The difference here is risk.
While not insignificant, mortgage brokers are simply handling a lot less risk on behalf of their clients than a financial advisor who, if they get things wrong, are likely to have exposed the life savings of their clients.
Just as puzzling is the attention given to mortgage broker fees, particularly the commentary which has stated that trail commission serves no purpose.
In fact, trail commission was intended to address a very specific issue - one which seems to have been forgotten.
Some commentators are talking about how they’re tired of people referring to unintended consequences which aren’t defined, but I can define a consequence of removing trail commission - brokers will increase churn. That’s when a broker encourages a client they helped get a loan for previously to get a new loan when there may be no benefit to the client in doing so, with the aim of being paid another up-front commission.
We like to think that brokers wouldn’t do that, but as the public hearings in the commission have shown us, the reality is that when’s there’s money involved people push the boundaries of what’s acceptable if there’s nothing to explicitly stop them doing that.

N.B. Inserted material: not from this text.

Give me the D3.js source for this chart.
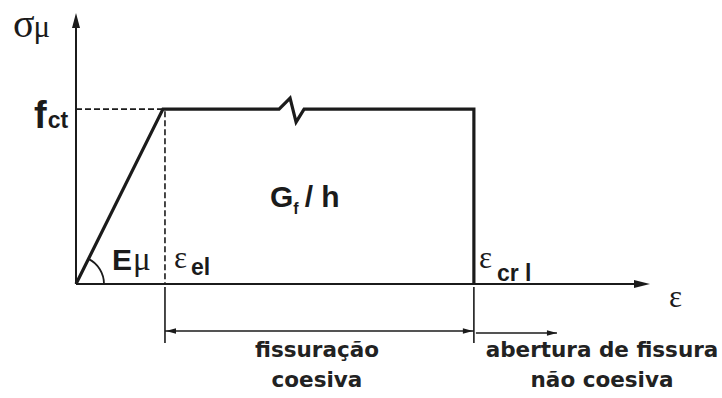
<!DOCTYPE html>
<html>
<head>
<meta charset="utf-8">
<script src="https://cdn.jsdelivr.net/npm/d3@7"></script>
<style>
  html, body { margin: 0; padding: 0; background: #fff; }
  svg { display: block; }
</style>
</head>
<body>
<svg id="chart" width="722" height="398"></svg>
<script>
// Bilinear cohesive softening law (normalised units: strain / ε_el, stress / f_ct)
const curveStrain = [0, 1, 4.575, 4.575];
const curveStress = [0, 1, 1, 0];
const strainMarks = ["el", "cr l"];          // subscripts of the marked strains
const strainMarkValues = [1, 4.575];
const breakStrain = 2.45;                     // position of the break symbol on the plateau
const dimensionEnds = [1, 4.575, 5.53];       // fissuração coesiva | abertura de fissura
const zoneLabels = [["fissuração", "coesiva"], ["abertura de fissura", "não coesiva"]];
const axisMax = { strain: 6.6, stress: 1.55 };

const ink = "#1b1b1b";
const svg = d3.select("#chart");

const x = d3.scaleLinear().domain([0, axisMax.strain]).range([76, 650]);
const y = d3.scaleLinear().domain([0, axisMax.stress]).range([284, 13]);

const g = svg.append("g");

// ---- axes with arrowheads
g.append("line").attr("x1", x(0)).attr("y1", y(0)).attr("x2", x(0)).attr("y2", y(axisMax.stress) + 10)
  .attr("stroke", ink).attr("stroke-width", 2);
g.append("line").attr("x1", x(0)).attr("y1", y(0)).attr("x2", x(axisMax.strain) - 10).attr("y2", y(0))
  .attr("stroke", ink).attr("stroke-width", 2);

function arrowHead(tx, ty, dir, len, half) {
  // dir: unit vector pointing towards the tip
  const bx = tx - dir[0] * len, by = ty - dir[1] * len;
  const px = -dir[1] * half, py = dir[0] * half;
  return `M${tx},${ty}L${bx + px},${by + py}L${bx - px},${by - py}Z`;
}
g.append("path").attr("d", arrowHead(x(0), y(axisMax.stress), [0, -1], 15, 4)).attr("fill", ink);
g.append("path").attr("d", arrowHead(x(axisMax.strain), y(0), [1, 0], 16, 4)).attr("fill", ink);

// ---- dashed guides to f_ct and ε_el
const dash = "6,3";
g.append("line").attr("x1", x(0)).attr("y1", y(1)).attr("x2", x(strainMarkValues[0])).attr("y2", y(1))
  .attr("stroke", ink).attr("stroke-width", 1.6).attr("stroke-dasharray", dash);
g.append("line").attr("x1", x(strainMarkValues[0]) + 2).attr("y1", y(1) + 2).attr("x2", x(strainMarkValues[0]) + 2).attr("y2", y(0))
  .attr("stroke", ink).attr("stroke-width", 1.6).attr("stroke-dasharray", dash);

// ---- the constitutive curve, with a break mark on the plateau
const bx = x(breakStrain), by = y(1);
const pts = curveStrain.map((s, i) => [x(s), y(curveStress[i])]);
const p = d3.path();
p.moveTo(pts[0][0], pts[0][1]);
p.lineTo(pts[1][0], pts[1][1]);
p.lineTo(bx - 10, by);
p.lineTo(bx + 1, by - 11);
p.lineTo(bx + 7, by + 13);
p.lineTo(bx + 15, by);
p.lineTo(pts[2][0], pts[2][1]);
p.lineTo(pts[3][0], pts[3][1]);
g.append("path").attr("d", p.toString()).attr("fill", "none").attr("stroke", ink)
  .attr("stroke-width", 3.2).attr("stroke-linejoin", "miter");

// ---- angle arc for the elastic modulus
const ang = Math.atan2(pts[1][1] - pts[0][1], pts[1][0] - pts[0][0]);
const arc = d3.path();
arc.moveTo(x(0) + 28, y(0));
arc.arc(x(0), y(0), 28, 0, ang, true);
g.append("path").attr("d", arc.toString()).attr("fill", "none").attr("stroke", ink).attr("stroke-width", 1.8);

// ---- dimension lines below the axis
const dimY = 331;
[x(strainMarkValues[0]) + 2, x(strainMarkValues[1])].forEach(px => {
  g.append("line").attr("x1", px).attr("y1", y(0) + 3).attr("x2", px).attr("y2", 343)
    .attr("stroke", ink).attr("stroke-width", 1.6);
});
const d0 = x(dimensionEnds[0]) + 2, d1 = x(dimensionEnds[1]), d2 = x(dimensionEnds[2]);
g.append("line").attr("x1", d0).attr("y1", dimY).attr("x2", d1).attr("y2", dimY).attr("stroke", ink).attr("stroke-width", 1.5);
g.append("path").attr("d", arrowHead(d0 + 1, dimY, [-1, 0], 10, 2.8)).attr("fill", ink);
g.append("path").attr("d", arrowHead(d1 - 1, dimY, [1, 0], 10, 2.8)).attr("fill", ink);
g.append("line").attr("x1", d1 + 2).attr("y1", dimY + 2).attr("x2", d2).attr("y2", dimY + 2).attr("stroke", ink).attr("stroke-width", 1.5);
g.append("path").attr("d", arrowHead(d2, dimY + 2, [1, 0], 10, 2.8)).attr("fill", ink);

// ---- labels
const sans = "'Liberation Sans', Arial, sans-serif";
const serif = "'Liberation Serif', 'Times New Roman', serif";
const wide = "'DejaVu Sans', Verdana, sans-serif";

// σμ
const t1 = g.append("text").attr("x", 13).attr("y", 37).attr("fill", ink);
t1.append("tspan").attr("font-family", serif).attr("font-size", 40).text("σ");
t1.append("tspan").attr("font-family", serif).attr("font-size", 31).attr("dx", -1).text("μ");

// f_ct
const t2 = g.append("text").attr("x", 34).attr("y", 128).attr("fill", ink).attr("font-family", sans).attr("font-weight", "bold");
t2.append("tspan").attr("font-size", 38).text("f");
t2.append("tspan").attr("font-size", 23).attr("dx", 1).text("ct");

// Eμ
const t3 = g.append("text").attr("x", 112).attr("y", 270).attr("fill", ink);
t3.append("tspan").attr("font-family", sans).attr("font-weight", "bold").attr("font-size", 30).text("E");
t3.append("tspan").attr("font-family", serif).attr("font-size", 33).attr("dx", 1).text("μ");

// ε_el and ε_cr l
strainMarkValues.forEach((s, i) => {
  const px = x(s) + (i === 0 ? 11 : 5);
  const t = g.append("text").attr("x", px).attr("y", 268).attr("fill", ink);
  t.append("tspan").attr("font-family", serif).attr("font-size", 31).text("ε");
  t.append("tspan").attr("font-family", sans).attr("font-weight", "bold").attr("font-size", 23)
    .attr("dx", i === 0 ? 4 : 5).attr("dy", i === 0 ? 7 : 13).text(strainMarks[i]);
});

// x axis symbol
g.append("text").attr("x", 669).attr("y", 307).attr("fill", ink)
  .attr("font-family", serif).attr("font-size", 31).text("ε");

// G_f / h
const t4 = g.append("text").attr("x", 270).attr("y", 207).attr("fill", ink).attr("font-family", sans).attr("font-weight", "bold");
t4.append("tspan").attr("font-size", 30).text("G");
t4.append("tspan").attr("font-size", 16).attr("dx", 0).attr("dy", 7).text("f");
t4.append("tspan").attr("font-size", 30).attr("dx", 6).attr("dy", -7).text("/ h");

// zone captions
const zoneCentres = [317, 602];
zoneLabels.forEach((lines, i) => {
  lines.forEach((line, j) => {
    g.append("text").attr("x", zoneCentres[i]).attr("y", 357 + j * 30)
      .attr("text-anchor", "middle").attr("fill", "#222")
      .attr("font-family", wide).attr("font-weight", "bold").attr("font-size", 21.5).text(line);
  });
});
</script>
</body>
</html>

So are we really doomed to repeat the errors of the past where brokers were incentivised to churn their customer base every couple of years through different lenders just to make more income?
That’s not good a good outcome for the lenders and it’s certainly not good for the customers.
Also in Commissioner Hayne’s line of fire were upfront fees. Under the recommendations of the Report, customers would be required to pay an upfront fee to use a broker.
At the moment brokers write over half of the mortgages in Australia and while I’m not saying that there aren’t issues with how the system works, I do think that requiring customers to pay an upfront fee will ultimately discourage the use of brokers and simply drive more people to banks they're familiar with.
The result? This will likely just entrench the big banks even further.
Already the Federal Government has committed to a ban on trail commissions on new loans from July 1, 2020, but it remains more guarded on its position on upfront fees. Meanwhile Labor appear to be committed to implementing all of the recommendations made by the Commission, at least in principle.
Ultimately the recommendations on mortgage broking are just one part of the Report, and like the changes proposed to superannuation and the watchdogs APRA and ASIC, only time will tell as to their impact on brokers, banks and customers.
But it’s clear that there’s an appetite among a lot of Australians for home loan guidance from a party that isn’t tied to a particular bank.
And, unfortunately, it’s my opinion that these proposed changes to broking are more likely to erode the value of the system rather than provide more protection and choice to consumers.